Sergio ha dedicado lo mejor de su vida a cagarse en la familia, tanto en la literatura como en la realidad. Una idea muy sugerente desde el punto de vista creativo si no te toca ser familiar suyo. Hace algunos años publicó un poema de mierda específicamente dedicado a mí (qué habré hecho yo para merecer tal honor) y a partir de ahí entró en la nada.

Anoche hubo comida familiar y me enteré de que a Sergio, en otro tiempo mi primo, mi hermano mayor a quien miraba con admiración (sobre todo miraba desde mi incipiente adolescencia a sus novias con admiración), lo han asaltado dos veces en las "seguras" calles de Buenos Aires. Parece que el segundo encuentro con la parca fue jodido.

Recordé quién fue en mi vida. Hace treinta años. Un pibe poeta con mucha pinta de poeta, el pelo largo, la mirada firme, la necesidad loca de quemar la vida cuanto antes, el desamor constante, la imposibilidad estructural de la felicidad. Le gustaba inventar palabras. "If", me decía en los colectivos y yo me reía. Volaba todo el tiempo. Jugaba al fútbol mucho mejor que yo. Yo heredaba su ropa y su bicicleta, mi tesoro de infancia junto con mi guitarra. Pudo haber muerto una y mil veces, ya que se exponía a todas horas en tiempos de hormigón armado. Creía en la Revolución. Incluso sigue creyendo después de la caída del muro de Berlín. Hay gente para todo. Fue al colegio de Sacco, el mismo al que fui yo siete años después: nunca coincidimos. Tiene una hija que se llama Laura, pará de una vez con las extrañas casualidades, que no conozco y que me dicen que baila el tango de maravilla.

Es un total desconocido, alguien recurrente y obsesivo (¿como yo?), escorpio (uf... otro más), solitario y medio sociópata (juro que estoy trabajando de firme para solucionar eso), anclado en un pasado que murió y no volverá, un hombre solo.
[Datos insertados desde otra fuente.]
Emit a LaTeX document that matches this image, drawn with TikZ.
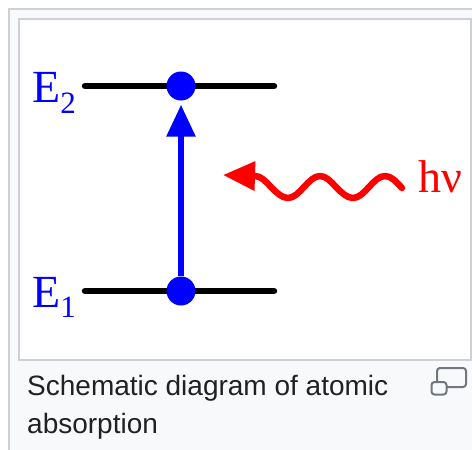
\documentclass[tikz,border=0pt]{standalone}
\usepackage{fontspec}
\setmainfont{Liberation Serif}
\newfontfamily\capfont{Liberation Sans}
\usetikzlibrary{arrows.meta}
\definecolor{pureblue}{HTML}{0000FF}
\definecolor{purered}{HTML}{FF0000}
\definecolor{thumbbg}{HTML}{F8F9FA}
\definecolor{thumbborder}{HTML}{CDD0D4}
\definecolor{captext}{HTML}{202122}
\definecolor{icongrey}{HTML}{72777D}
\tikzset{
  level/.style={line width=6.5pt, line cap=round, black},
  electron/.style={circle, fill=pureblue, inner sep=0pt, minimum size=29pt},
  transition/.style={line width=6pt, pureblue, -{Triangle[length=32pt,width=28pt]}, shorten >=4pt},
  photon/.style={line width=6.5pt, purered, line cap=round, line join=round, -{Triangle[length=32pt,width=28pt]}},
  elabel/.style={pureblue, inner sep=0pt, anchor=base west},
  caption/.style={captext, inner sep=0pt, anchor=base west, font=\capfont\fontsize{28}{38}\selectfont},
  boxline/.style={thumbborder, line width=1.5pt},
  iconline/.style={icongrey, line width=2pt, rounded corners=3pt}
}
\begin{document}
\begin{tikzpicture}[x=1pt,y=-1pt]
\useasboundingbox (0,0) rectangle (472,450);
\clip (0,0) rectangle (472,450);
\fill[white] (0,0) rectangle (472,450);
% thumb frame
\draw[boxline, fill=thumbbg] (8.75,8.75) rectangle (490,470);
\draw[boxline, fill=white] (19,19) rectangle (471,360);
% energy levels
\coordinate (l2a) at (85,86);
\coordinate (l2b) at (274,86);
\coordinate (l1a) at (85,291);
\coordinate (l1b) at (274,291);
\draw[level] (l2a) -- (l2b);
\draw[level] (l1a) -- (l1b);
% labels
\node[elabel] (e2) at (32,102) {\fontsize{46}{46}\selectfont E\raisebox{-11pt}{\fontsize{31}{31}\selectfont 2}};
\node[elabel] (e1) at (32,307) {\fontsize{46}{46}\selectfont E\raisebox{-10pt}{\fontsize{31}{31}\selectfont 1}};
% electrons and transition
\node[electron] (d2) at (181,86) {};
\node[electron] (d1) at (181,291) {};
\draw[transition] (d1) -- (d2);
% photon
\coordinate (wstart) at (402,188);
\coordinate (wtip) at (223,175);
\draw[photon] (wstart) sin (385,176) cos (369,187) sin (353,198) cos (336,187)
  sin (320,176) cos (304,187) sin (288,198) cos (271,187) sin (255,176) -- (wtip);
\node[purered, inner sep=0pt, anchor=base west] (hnu) at (418,192) {\fontsize{46}{46}\selectfont hν};
% caption
\node[caption] (cap1) at (27,395) {Schematic diagram of atomic};
\node[caption] (cap2) at (27,433) {absorption};
% magnify icon
\draw[iconline] (437,368) rectangle (466,387);
\draw[iconline, fill=thumbbg] (431.5,382) rectangle (446.5,394.5);
\end{tikzpicture}
\end{document}
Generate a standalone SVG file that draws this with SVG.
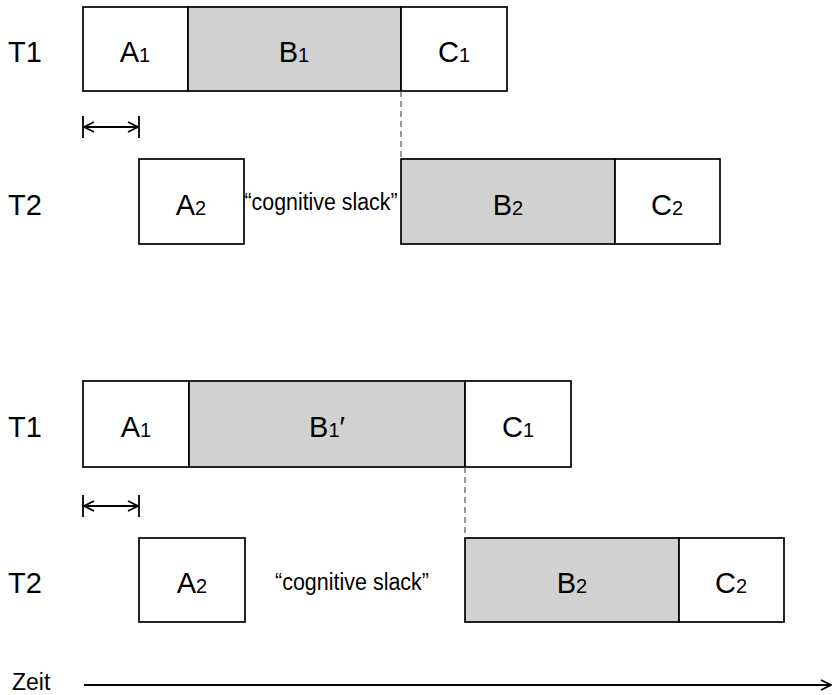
<svg xmlns="http://www.w3.org/2000/svg" width="833" height="695" viewBox="0 0 833 695">
<style>
.box{stroke:#000;stroke-width:1.7;fill:#fff}
.gray{fill:#d1d1d1}
.lbl{font-family:"Liberation Sans",Arial,sans-serif;font-size:29px;fill:#000}
.sub{font-size:20px}
.zeit{font-family:"Liberation Sans",Arial,sans-serif;font-size:23px;fill:#000}
.slack{font-family:"Liberation Sans",Arial,sans-serif;font-size:23px;fill:#000}
.dash{stroke:#555;stroke-width:1.2;stroke-dasharray:6 4;fill:none}
.ln{stroke:#000;stroke-width:1.8;fill:none}
</style>
<defs>
<marker id="chev" viewBox="0 0 12 12" refX="11" refY="6" markerWidth="12" markerHeight="12" markerUnits="userSpaceOnUse" orient="auto-start-reverse">
<path d="M1,1 L11,6 L1,11" fill="none" stroke="#000" stroke-width="1.8"/>
</marker>
</defs>
<g id="labels">
<text class="lbl" x="8" y="62">T1</text>
<text class="lbl" x="8" y="215">T2</text>
<text class="lbl" x="8" y="437">T1</text>
<text class="lbl" x="8" y="593">T2</text>
<text class="zeit" x="12" y="690">Zeit</text>
</g>
<g id="top-A1"><rect class="box" x="83" y="7" width="105" height="84"/><text class="lbl" x="135" y="62" text-anchor="middle">A<tspan class="sub">1</tspan></text></g>
<g id="top-B1"><rect class="box gray" x="188" y="7" width="213" height="84"/><text class="lbl" x="294" y="62" text-anchor="middle">B<tspan class="sub">1</tspan></text></g>
<g id="top-C1"><rect class="box" x="401" y="7" width="106" height="84"/><text class="lbl" x="454" y="62" text-anchor="middle">C<tspan class="sub">1</tspan></text></g>
<g id="top-A2"><rect class="box" x="139" y="159" width="105" height="85"/><text class="lbl" x="191" y="215" text-anchor="middle">A<tspan class="sub">2</tspan></text></g>
<g id="top-slack"><text class="slack" x="321" y="210" text-anchor="middle" textLength="153" lengthAdjust="spacingAndGlyphs">“cognitive slack”</text></g>
<g id="top-B2"><rect class="box gray" x="401" y="159" width="214" height="85"/><text class="lbl" x="508" y="215" text-anchor="middle">B<tspan class="sub">2</tspan></text></g>
<g id="top-C2"><rect class="box" x="615" y="159" width="105" height="85"/><text class="lbl" x="667" y="215" text-anchor="middle">C<tspan class="sub">2</tspan></text></g>
<g id="bot-A1"><rect class="box" x="83" y="381" width="106" height="86"/><text class="lbl" x="136" y="437" text-anchor="middle">A<tspan class="sub">1</tspan></text></g>
<g id="bot-B1"><rect class="box gray" x="189" y="381" width="276" height="86"/><text class="lbl" x="327" y="437" text-anchor="middle">B<tspan class="sub">1</tspan>′</text></g>
<g id="bot-C1"><rect class="box" x="465" y="381" width="106" height="86"/><text class="lbl" x="518" y="437" text-anchor="middle">C<tspan class="sub">1</tspan></text></g>
<g id="bot-A2"><rect class="box" x="139" y="538" width="106" height="84"/><text class="lbl" x="192" y="593" text-anchor="middle">A<tspan class="sub">2</tspan></text></g>
<g id="bot-slack"><text class="slack" x="352" y="590" text-anchor="middle" textLength="154" lengthAdjust="spacingAndGlyphs">“cognitive slack”</text></g>
<g id="bot-B2"><rect class="box gray" x="465" y="538" width="214" height="84"/><text class="lbl" x="572" y="593" text-anchor="middle">B<tspan class="sub">2</tspan></text></g>
<g id="bot-C2"><rect class="box" x="679" y="538" width="105" height="84"/><text class="lbl" x="731" y="593" text-anchor="middle">C<tspan class="sub">2</tspan></text></g>
<g id="connectors">
<line class="dash" x1="401" y1="91" x2="401" y2="159"/>
<line class="dash" x1="465" y1="467" x2="465" y2="538"/>
<line class="ln" x1="83" y1="116" x2="83" y2="138"/>
<line class="ln" x1="139" y1="116" x2="139" y2="138"/>
<line class="ln" x1="84" y1="127" x2="138" y2="127" marker-start="url(#chev)" marker-end="url(#chev)"/>
<line class="ln" x1="83" y1="495" x2="83" y2="517"/>
<line class="ln" x1="139" y1="495" x2="139" y2="517"/>
<line class="ln" x1="84" y1="506" x2="138" y2="506" marker-start="url(#chev)" marker-end="url(#chev)"/>
<line class="ln" x1="84" y1="685" x2="831" y2="685" marker-end="url(#chev)"/>
</g>
</svg>
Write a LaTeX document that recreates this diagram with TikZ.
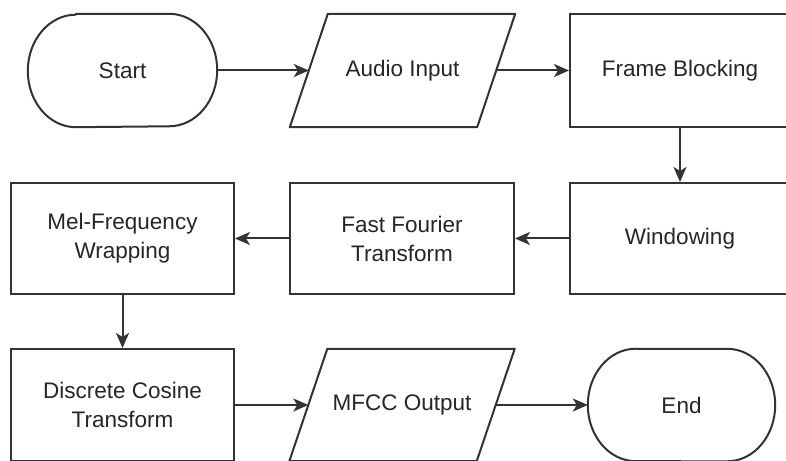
\documentclass[tikz,border=0pt]{standalone}
\usepackage{fontspec}
\setmainfont{Liberation Sans}
\usetikzlibrary{arrows.meta}
\definecolor{edge}{HTML}{333333}
\definecolor{txt}{HTML}{262626}
\begin{document}
\begin{tikzpicture}[x=1pt,y=1pt,
  label text/.style={inner sep=0pt, align=center, text=txt,
    font=\fontsize{22.5}{29}\selectfont},
  proc/.style={label text, rectangle, draw=edge, line width=2pt},
  term/.style={label text, rectangle},
  io/.style={label text, rectangle},
  outline/.style={draw=edge, line width=2pt, line join=round},
  flow/.style={draw=edge, line width=2pt,
    -{Stealth[length=15pt, width=13pt, inset=4pt]}}]
\useasboundingbox (0,0) rectangle (786,460);
\clip (0,0) rectangle (786,460);
\fill[white] (0,0) rectangle (786,460);

% row 1
\node[term, minimum width=189pt, minimum height=113pt] (start) at (122.5,389.5) {Start};
\node[io, minimum width=187pt, minimum height=113pt] (audio) at (402.5,389.5) {Audio Input};
\node[proc, minimum width=220pt, minimum height=113pt] (frame) at (680,389.5) {Frame Blocking};
% row 2
\node[proc, minimum width=220pt, minimum height=111pt] (window) at (680,221.5) {Windowing};
\node[proc, minimum width=224pt, minimum height=111pt] (fft) at (402,221.5) {Fast Fourier\\Transform};
\node[proc, minimum width=223pt, minimum height=111pt] (mel) at (122.5,221.5) {Mel-Frequency\\Wrapping};
% row 3
\node[proc, minimum width=223pt, minimum height=112pt] (dct) at (122.5,55) {Discrete Cosine\\Transform};
\node[io, minimum width=187pt, minimum height=112pt] (mfcc) at (402,55) {MFCC Output};
\node[term, minimum width=187pt, minimum height=112pt] (stop) at (681.5,55) {End};

% data (parallelogram) outlines
\foreach \n in {audio,mfcc}
  \draw[outline] ([xshift=19pt]\n.north west) -- ([xshift=19pt]\n.north east)
    -- ([xshift=-19pt]\n.south east) -- ([xshift=-19pt]\n.south west) -- cycle;
% terminator outlines
\foreach \n in {start,stop}
  \draw[outline] ([xshift=48pt]\n.north west) -- ([xshift=-48pt]\n.north east)
    arc[start angle=90, end angle=-90, x radius=48pt, y radius=56.25pt]
    -- ([xshift=48pt]\n.south west)
    arc[start angle=270, end angle=90, x radius=48pt, y radius=56.25pt] -- cycle;

% connectors
\draw[flow] (start) -- (audio);
\draw[flow] (audio) -- (frame);
\draw[flow] (frame) -- (window);
\draw[flow] (window) -- (fft);
\draw[flow] (fft) -- (mel);
\draw[flow] (mel) -- (dct);
\draw[flow] (dct) -- (mfcc);
\draw[flow] (mfcc) -- (stop);
\end{tikzpicture}
\end{document}
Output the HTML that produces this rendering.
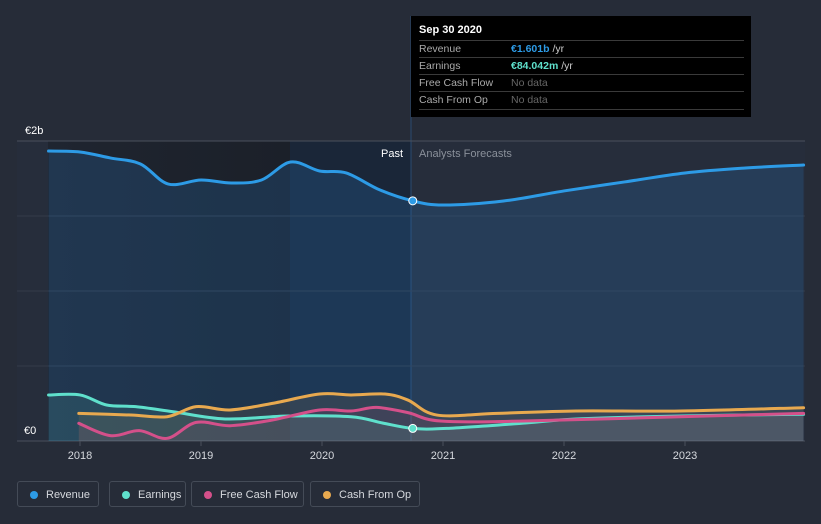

Ayer me enteré por casualidad de que a mi primo Sergio lo asaltaron y el hombre quedó jodido. Y sentí una puñalada en el hígado. Me acordé del viejo Manuel intentando sobrevivir como blanco en las calles turbias de Montevideo. Sentí ganas de abrazar a este demente -demente, defrese- familiar mío que allá lejos y hace tiempo se convirtió en un cuchillo oxidado. Una máquina averiada de hacer palabras.